I’m Late!

by Johna Hansen, L.C.S.W.

I’m late!

I’m late!

For a very important date!

No time to say “hello”, “goodbye”!

I’m late!

I’m late!

I’m late!

Do you know these lyrics from the song in Disney’s “Alice in Wonderland” sung by White Rabbit?  If you’ve ever heard this song before, you can sense the urgency in White Rabbit’s voice that White Rabbit needs to get somewhere fast.  Often, when I’m running late for something, I think these lyrics repeatedly on my way to where I need to be.  Also, when I’m late, I’m often reminded of the phrase: To be early is to be on time.  To be on time is to be late.  To be late is to be forgotten, unforgiven, or unaccepted…

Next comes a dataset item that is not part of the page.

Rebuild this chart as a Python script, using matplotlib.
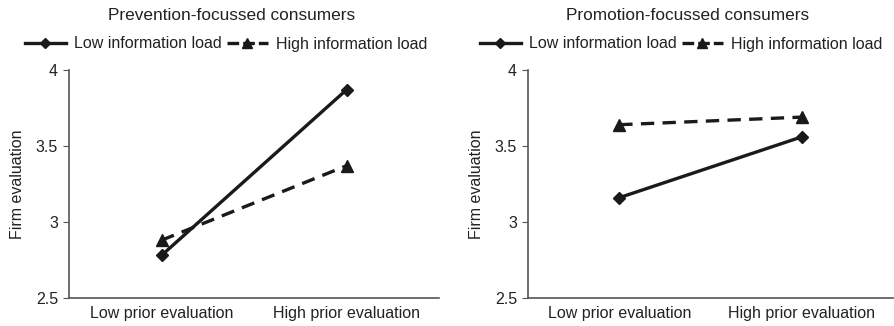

Concerning ourselves with lateness and the potential consequences of being late are fine and could be helpful, if we would indeed like to be on time or if the consequences are serious, such as losing a job.  In addition, desiring to be on time is also fine.  However, these thoughts and desires can become a problem if we start judging ourselves unhealthily for our (or others’) tardiness.  For instance, at times when we think about being late to work, we might start believing that it will be the worst experience of our lives, that we won’t be able to withstand the people looking at us as we enter the room or people asking where we were and we could start feeling anxious.  While being anxious, we might take longer to get to work due to forgetting something or forgetting to get off the subway train or make a correct turn.  Or if one of our colleagues is late to work, we might judge them by telling ourselves that they are the worst person in the world for showing up late to work since they must never be late.  Most likely we would be feeling an unhealthy amount of anger and we might even act inappropriately by yelling at a colleague.

If we’d rather remain concerned and not feel anxious and if we’d like to minimize our directional mistakes on our way to work we need to start believing that it wouldn’t be the worst thing in the world if we’re late and we’ll be able to endure people looking at us once we enter the room.  If we’re more likely to judge others for being late, we need to remember that everyone is human and capable of making mistakes, and that people may not have the same moral code as us regarding tardiness.